ABSTRACT

In post-mortem toxicology, the sample most commonly submitted for analysis is blood and the most frequently encountered substance is alcohol. The technical details and procedures for measuring ethanol in blood and other body fluids obtained from a corpse are essentially the same as those used when analyzing specimens from the living. However, the interpretation of the analytical results obtained from autopsy samples is confounded by problems such as the lack of homogeneity of blood samples, microbial alcohol production post-mortem, alcohol diffusion from gastric residue and contaminated airways, and the lack of or unreliability of information on the clinical condition of the person immediately prior to death.

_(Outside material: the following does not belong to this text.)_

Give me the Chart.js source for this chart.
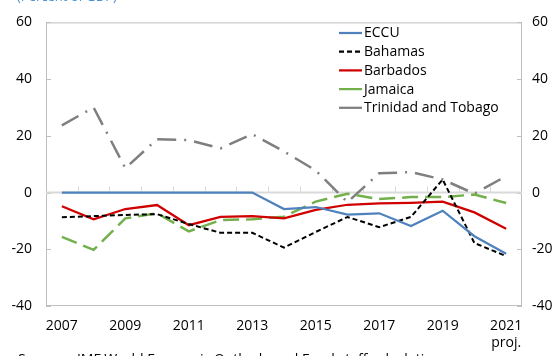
<!DOCTYPE html>
<html>
<head>
<meta charset="utf-8">
<script src="https://cdn.jsdelivr.net/npm/chart.js@4"></script>
<style>
  html, body { margin: 0; padding: 0; background: #fff; }
  canvas { display: block; }
</style>
</head>
<body>
<canvas id="c" width="557" height="356"></canvas>
<script>
// Overall fiscal balance, 2007-2021 (percent of GDP)
const years = ['2007','2008','2009','2010','2011','2012','2013','2014','2015','2016','2017','2018','2019','2020','2021'];
const yTicks = [-40, -20, 0, 20, 40, 60];

const eccu     = [0, 0, 0, 0, 0, 0, 0, -5.8, -5.1, -7.8, -7.3, -11.8, -6.4, -15.4, -21.6];
const bahamas  = [-8.7, -8.3, -7.9, -7.6, -11.1, -14.2, -14.2, -19.4, -13.9, -8.6, -12.2, -8.6, 4.6, -17.8, -22.4];
const barbados = [-4.8, -9.4, -5.8, -4.4, -11.5, -8.6, -8.3, -9.1, -6.1, -4.3, -3.8, -3.6, -3.2, -7.0, -12.8];
const jamaica  = [-15.6, -20.2, -9.1, -7.3, -13.7, -9.7, -9.4, -8.5, -3.2, -0.4, -2.3, -1.6, -1.6, -0.7, -3.7];
const trinidad = [23.7, 30.0, 8.6, 18.8, 18.5, 15.6, 20.6, 14.5, 7.8, -3.4, 6.8, 7.2, 4.6, -0.4, 5.8];

const FONT = '"Open Sans", "Noto Sans", sans-serif';
const AXIS_GREY = '#bfbfbf';

const xLabels = years.map((y, i) => i === years.length - 1 ? [y, 'proj.'] : y);

function series(label, data, color, width, dash, legendDash) {
  return {
    label, data,
    borderColor: color, backgroundColor: color,
    borderWidth: width, borderDash: dash, legendDash: legendDash,
    pointRadius: 0, pointHoverRadius: 0, tension: 0, fill: false
  };
}

// Frame, zero line and inward tick marks
const axisDecor = {
  id: 'axisDecor',
  beforeDatasetsDraw(chart) {
    const { ctx, chartArea: a, scales } = chart;
    const x = scales.x, y = scales.y;
    ctx.save();
    ctx.strokeStyle = AXIS_GREY;
    ctx.lineWidth = 1;
    ctx.strokeRect(a.left + 0.5, a.top + 0.5, a.right - a.left - 1, a.bottom - a.top - 1);
    yTicks.forEach(v => {
      const py = Math.round(y.getPixelForValue(v)) + 0.5;
      ctx.beginPath();
      ctx.moveTo(a.left, py); ctx.lineTo(a.left + 5, py);
      ctx.moveTo(a.right, py); ctx.lineTo(a.right - 5, py);
      ctx.stroke();
    });
    const zy = y.getPixelForValue(0);
    ctx.strokeStyle = '#d9d9d9';
    ctx.lineWidth = 2;
    ctx.beginPath();
    ctx.moveTo(a.left, zy); ctx.lineTo(a.right, zy);
    ctx.stroke();
    ctx.lineWidth = 1;
    for (let i = 0; i < years.length - 1; i++) {
      const px = Math.round((x.getPixelForValue(i) + x.getPixelForValue(i + 1)) / 2) + 0.5;
      ctx.beginPath();
      ctx.moveTo(px, zy); ctx.lineTo(px, zy - 6);
      ctx.stroke();
    }
    ctx.restore();
  }
};

// Legend block in the upper right of the plot, plus heading and source lines
const legendAndNotes = {
  id: 'legendAndNotes',
  afterDraw(chart) {
    const { ctx } = chart;
    ctx.save();
    ctx.font = '14px ' + FONT;
    ctx.textBaseline = 'middle';
    chart.data.datasets.forEach((ds, i) => {
      const cy = 33 + i * 18.7;
      ctx.strokeStyle = ds.borderColor;
      ctx.lineWidth = 2.25;
      ctx.setLineDash(ds.legendDash);
      ctx.beginPath();
      ctx.moveTo(339, cy); ctx.lineTo(362, cy);
      ctx.stroke();
      ctx.setLineDash([]);
      ctx.fillStyle = '#000';
      ctx.textAlign = 'left';
      ctx.fillText(ds.label, 364, cy + 0.5);
    });
    ctx.textBaseline = 'alphabetic';
    ctx.fillStyle = '#4a8fd4';
    ctx.font = '13px ' + FONT;
    ctx.fillText('(Percent of GDP)', 17, 0.5);
    ctx.fillStyle = '#000';
    ctx.font = '14px ' + FONT;
    ctx.fillText('Sources: IMF World Economic Outlook; and Fund staff calculations.', 18, 364);
    ctx.restore();
  }
};

new Chart(document.getElementById('c'), {
  type: 'line',
  data: {
    labels: xLabels,
    datasets: [
      series('ECCU', eccu, '#4f81bd', 2.25, [], []),
      series('Bahamas', bahamas, '#000000', 2, [5, 3], [5, 3]),
      series('Barbados', barbados, '#d00000', 2.25, [], []),
      series('Jamaica', jamaica, '#73b04b', 2.5, [16, 7], []),
      series('Trinidad and Tobago', trinidad, '#7f7f7f', 2.5, [19, 8, 2, 8], [])
    ]
  },
  options: {
    responsive: false,
    animation: false,
    layout: { padding: { top: 22, bottom: 0, left: 0, right: 0 } },
    plugins: { legend: { display: false }, tooltip: { enabled: false } },
    scales: {
      x: {
        type: 'category',
        offset: true,
        grid: { display: false, drawTicks: false },
        border: { display: false },
        ticks: {
          autoSkip: false, maxRotation: 0, minRotation: 0, padding: 12,
          color: '#000', font: { family: FONT, size: 14 },
          callback: (v, i) => (i % 2 === 0 ? xLabels[i] : '')
        },
        afterFit: s => { s.height = 50; }
      },
      y: {
        position: 'left',
        min: -40, max: 60,
        afterBuildTicks: s => { s.ticks = yTicks.map(v => ({ value: v })); },
        grid: { display: false, drawTicks: false },
        border: { display: false },
        ticks: { padding: 14, color: '#000', font: { family: FONT, size: 14 } },
        afterFit: s => { s.width = 46; }
      },
      y2: {
        position: 'right',
        min: -40, max: 60,
        afterBuildTicks: s => { s.ticks = yTicks.map(v => ({ value: v })); },
        grid: { display: false, drawTicks: false },
        border: { display: false },
        ticks: { padding: 10, color: '#000', font: { family: FONT, size: 14 } },
        afterFit: s => { s.width = 35; }
      }
    }
  },
  plugins: [axisDecor, legendAndNotes]
});
</script>
</body>
</html>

On the other hand, autopsy offers opportunities for sampling body fluids and tissues not accessible or not readily available in the living. Sampling of blood from multiple vascular sites, the vitreous humor of the eye, gastric contents, sequestered

hematomas, as well as bile, brain, skeletal muscle, cerebrospinal fluid, and liver are all possible. Nevertheless, multiple sampling at autopsy can only partly compensate for the increased interpretative difficulties created by the various post-mortem confounding factors. As a result it is necessary to apply a greater degree of caution in the interpretation of post-mortem ethanol analyses and to take into account the totality of the available information, which should always include not only the results of the autopsy examination but also the scene of death examination and anamnestic data. A single autopsy blood ethanol concentration is commonly uninterpretable without concurrent vitreous humor and urine ethanol concentrations, as well as information gleaned from the scene of death and case history.